Keep Your Teens Safe When Driving

You can’t completely protect your teen driver or can you? Well, with Ford developing a system to curtail reckless teen driving and other technological advances sure to follow from competing manufacturers, parental control over the family car may soon be a normal part of every car sold in America within the next few years. After all, if you can control what your teens watch on cable, then you should be able to do likewise with the family car. Or so the thinking goes.

Advanced Safety Features

Parents can’t wait for the new technology to hit and few cars driven by teens will actually have advanced safety features included as it’ll take a number of years before moms and dads everywhere trade their cars in for a new ride. So what parents need to do in the meantime is fall back on an ages old practice: nagging.

Safe Driving Tips

Seriously, we know that nagging doesn’t work but careful instruction certainly can. If your teen understands that driving is a privilege and not a right and that you remember to use your leverage to take away the keys from them if they abuse these same privileges, then you’ll do fine. Just in case, insurance giant GEICO offers the following tips to help parents remind their kids to drive right:

Parents, practice driving in all types of weather with your teen; while it’s helpful for them to get practical experience in clear weather, they’ll need to learn how to handle the car during rain, sleet, snow, etc.

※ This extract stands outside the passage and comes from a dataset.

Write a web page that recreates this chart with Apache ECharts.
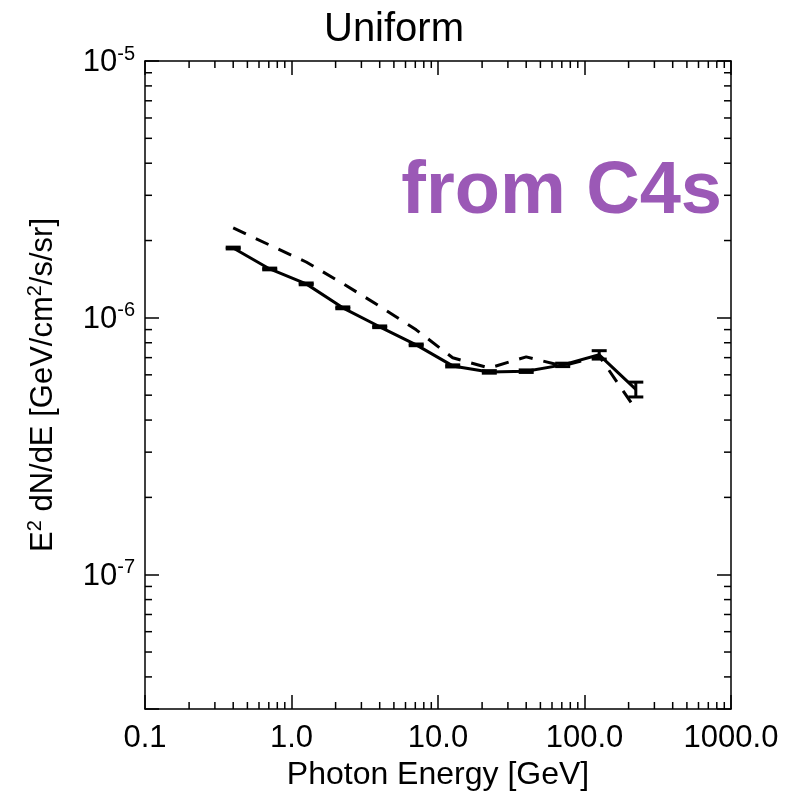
<!DOCTYPE html>
<html>
<head>
<meta charset="utf-8">
<script src="https://cdn.jsdelivr.net/npm/echarts@6/dist/echarts.min.js"></script>
<style>
  html, body { margin: 0; padding: 0; background: #fff; }
  #chart { width: 788px; height: 797px; }
</style>
</head>
<body>
<div id="chart"></div>
<script>
// Photon energy bin centres [GeV]
const energy = [0.4, 0.71, 1.26, 2.24, 4.0, 7.1, 12.6, 22.4, 40, 71, 126, 224];
// Uniform template spectrum, E^2 dN/dE [GeV/cm^2/s/sr]
const fluxUniform = [1.87e-6, 1.55e-6, 1.356e-6, 1.094e-6, 9.23e-7, 7.85e-7, 6.5e-7, 6.16e-7, 6.2e-7, 6.56e-7, 7.18e-7, 5.27e-7];
// 1-sigma uncertainties on the uniform spectrum
const fluxUniformErr = [1.5e-8, 1.2e-8, 1.1e-8, 9e-9, 7e-9, 6e-9, 6e-9, 7e-9, 7e-9, 1.0e-8, 2.7e-8, 3.5e-8];
// Spectrum derived from C4s (dashed)
const fluxC4s = [2.24e-6, 1.92e-6, 1.65e-6, 1.36e-6, 1.11e-6, 8.98e-7, 6.99e-7, 6.38e-7, 7.05e-7, 6.5e-7, 7.1e-7, 4.4e-7];

// Axis ranges and tick positions
const xRange = [0.1, 1000];
const yRange = [3e-8, 1e-5];
const xMinorTicks = [0.2, 0.3, 0.4, 0.5, 0.6, 0.7, 0.8, 0.9, 2, 3, 4, 5, 6, 7, 8, 9, 20, 30, 40, 50, 60, 70, 80, 90, 200, 300, 400, 500, 600, 700, 800, 900];
const yMinorTicks = [4e-8, 5e-8, 6e-8, 7e-8, 8e-8, 9e-8, 2e-7, 3e-7, 4e-7, 5e-7, 6e-7, 7e-7, 8e-7, 9e-7, 2e-6, 3e-6, 4e-6, 5e-6, 6e-6, 7e-6, 8e-6, 9e-6];

const FONT = '"Liberation Sans", Arial, Helvetica, sans-serif';
const chart = echarts.init(document.getElementById('chart'), null, { renderer: 'canvas' });

const errData = energy.map((e, i) => [e, fluxUniform[i], fluxUniform[i] - fluxUniformErr[i], fluxUniform[i] + fluxUniformErr[i]]);

function xLabel(v) {
  return Number(v).toFixed(1);
}
function yLabel(v) {
  const l = Math.log10(v);
  const e = Math.round(l);
  if (Math.abs(l - e) > 1e-6) return '';
  return '{b|10}{s|' + e + '}';
}

const axisLineStyle = { color: '#000', width: 1.5 };
const majorTick = { show: true, inside: true, length: 14, lineStyle: { color: '#000', width: 1.5 } };

const option = {
  animation: false,
  backgroundColor: '#fff',
  grid: { left: 145, right: 57, top: 61, bottom: 88, containLabel: false },
  xAxis: [
    {
      type: 'log', logBase: 10, min: xRange[0], max: xRange[1], position: 'bottom',
      axisLine: { show: true, lineStyle: axisLineStyle },
      axisTick: majorTick,
      splitLine: { show: false },
      axisLabel: { show: true, color: '#000', fontFamily: FONT, fontSize: 31, margin: 14, formatter: xLabel }
    },
    {
      type: 'log', logBase: 10, min: xRange[0], max: xRange[1], position: 'top',
      axisLine: { show: true, lineStyle: axisLineStyle },
      axisTick: majorTick,
      splitLine: { show: false },
      axisLabel: { show: false }
    }
  ],
  yAxis: [
    {
      type: 'log', logBase: 10, min: yRange[0], max: yRange[1], position: 'left',
      axisLine: { show: true, lineStyle: axisLineStyle },
      axisTick: majorTick,
      splitLine: { show: false },
      axisLabel: {
        show: true, color: '#000', fontFamily: FONT, margin: 10, formatter: yLabel,
        rich: {
          b: { fontFamily: FONT, fontSize: 31, color: '#000', lineHeight: 34, verticalAlign: 'bottom' },
          s: { fontFamily: FONT, fontSize: 20, color: '#000', lineHeight: 34, verticalAlign: 'top', padding: [0, 0, 12, 0] }
        }
      }
    },
    {
      type: 'log', logBase: 10, min: yRange[0], max: yRange[1], position: 'right',
      axisLine: { show: true, lineStyle: axisLineStyle },
      axisTick: majorTick,
      splitLine: { show: false },
      axisLabel: { show: false }
    }
  ],
  series: [
    {
      // minor ticks on the bottom and top axes
      type: 'custom', xAxisIndex: 0, yAxisIndex: 0, silent: true,
      data: xMinorTicks.map(v => [v]),
      renderItem: function (params, api) {
        const v = api.value(0);
        const b = api.coord([v, yRange[0]]);
        const t = api.coord([v, yRange[1]]);
        const st = { stroke: '#000', lineWidth: 1.5 };
        return {
          type: 'group', children: [
            { type: 'line', shape: { x1: b[0], y1: b[1], x2: b[0], y2: b[1] - 7 }, style: st },
            { type: 'line', shape: { x1: t[0], y1: t[1], x2: t[0], y2: t[1] + 7 }, style: st }
          ]
        };
      }
    },
    {
      // minor ticks on the left and right axes
      type: 'custom', xAxisIndex: 0, yAxisIndex: 0, silent: true,
      data: yMinorTicks.map(v => [xRange[0], v]),
      renderItem: function (params, api) {
        const v = api.value(1);
        const l = api.coord([xRange[0], v]);
        const r = api.coord([xRange[1], v]);
        const st = { stroke: '#000', lineWidth: 1.5 };
        return {
          type: 'group', children: [
            { type: 'line', shape: { x1: l[0], y1: l[1], x2: l[0] + 7, y2: l[1] }, style: st },
            { type: 'line', shape: { x1: r[0], y1: r[1], x2: r[0] - 7, y2: r[1] }, style: st }
          ]
        };
      }
    },
    {
      name: 'C4s', type: 'line', xAxisIndex: 0, yAxisIndex: 0,
      data: energy.map((e, i) => [e, fluxC4s[i]]),
      symbol: 'none', smooth: false,
      lineStyle: { color: '#000', width: 3, type: [14, 11] }
    },
    {
      name: 'Uniform', type: 'line', xAxisIndex: 0, yAxisIndex: 0,
      data: energy.map((e, i) => [e, fluxUniform[i]]),
      symbol: 'none', smooth: false,
      lineStyle: { color: '#000', width: 3 }
    },
    {
      // error bars with caps
      type: 'custom', xAxisIndex: 0, yAxisIndex: 0,
      data: errData,
      renderItem: function (params, api) {
        const x = api.value(0);
        const lo = api.coord([x, api.value(2)]);
        const hi = api.coord([x, api.value(3)]);
        const hw = 7.5;
        const st = { stroke: '#000', lineWidth: 3 };
        return {
          type: 'group', children: [
            { type: 'line', shape: { x1: lo[0], y1: lo[1], x2: hi[0], y2: hi[1] }, style: st },
            { type: 'line', shape: { x1: lo[0] - hw, y1: lo[1], x2: lo[0] + hw, y2: lo[1] }, style: st },
            { type: 'line', shape: { x1: hi[0] - hw, y1: hi[1], x2: hi[0] + hw, y2: hi[1] }, style: st }
          ]
        };
      }
    }
  ],
  graphic: [
    {
      type: 'text', left: 'center', top: 10, z: 10,
      style: { text: 'Uniform', fill: '#000', font: '40px ' + FONT }
    },
    {
      type: 'text', x: 438, y: 775, z: 10,
      style: { text: 'Photon Energy [GeV]', fill: '#000', font: '32px ' + FONT, textAlign: 'center', textVerticalAlign: 'middle' }
    },
    {
      type: 'text', x: 42, y: 385, rotation: Math.PI / 2, z: 10,
      style: {
        text: '{b|E}{s|2}{b| dN/dE [GeV/cm}{s|2}{b|/s/sr]}',
        textAlign: 'center', textVerticalAlign: 'middle',
        rich: {
          b: { fontFamily: FONT, fontSize: 31, fill: '#000', lineHeight: 34, verticalAlign: 'bottom' },
          s: { fontFamily: FONT, fontSize: 20, fill: '#000', lineHeight: 34, verticalAlign: 'top', padding: [0, 0, 12, 0] }
        }
      }
    },
    {
      type: 'text', x: 722, y: 193, z: 10,
      style: { text: 'from C4s', fill: '#9b59b6', font: 'bold 74px ' + FONT, textAlign: 'right', textVerticalAlign: 'middle' }
    }
  ]
};

chart.setOption(option);
</script>
</body>
</html>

Enforce a strict seatbelt policy so that it is second-nature to teens when they turn on the car unsupervised.

Teach your new driver how to handle the car in the case of a skid. It’s important for teens to know how to act in case of an emergency.

Set the example for your teen and drive slowly. Teens learn best by example so be cautious when out and about this season and make sure to leave plenty of room between you and other vehicles.

Make sure your teen is prepared for an emergency: have a road-side safety kit in your trunk or car.

Talking & Driving

Of course, having a cell phone handy for life’s emergencies is a wise thing to give to the responsible team. Just tell them not to talk and drive — in some states that practice is illegal and can result in a hefty fine!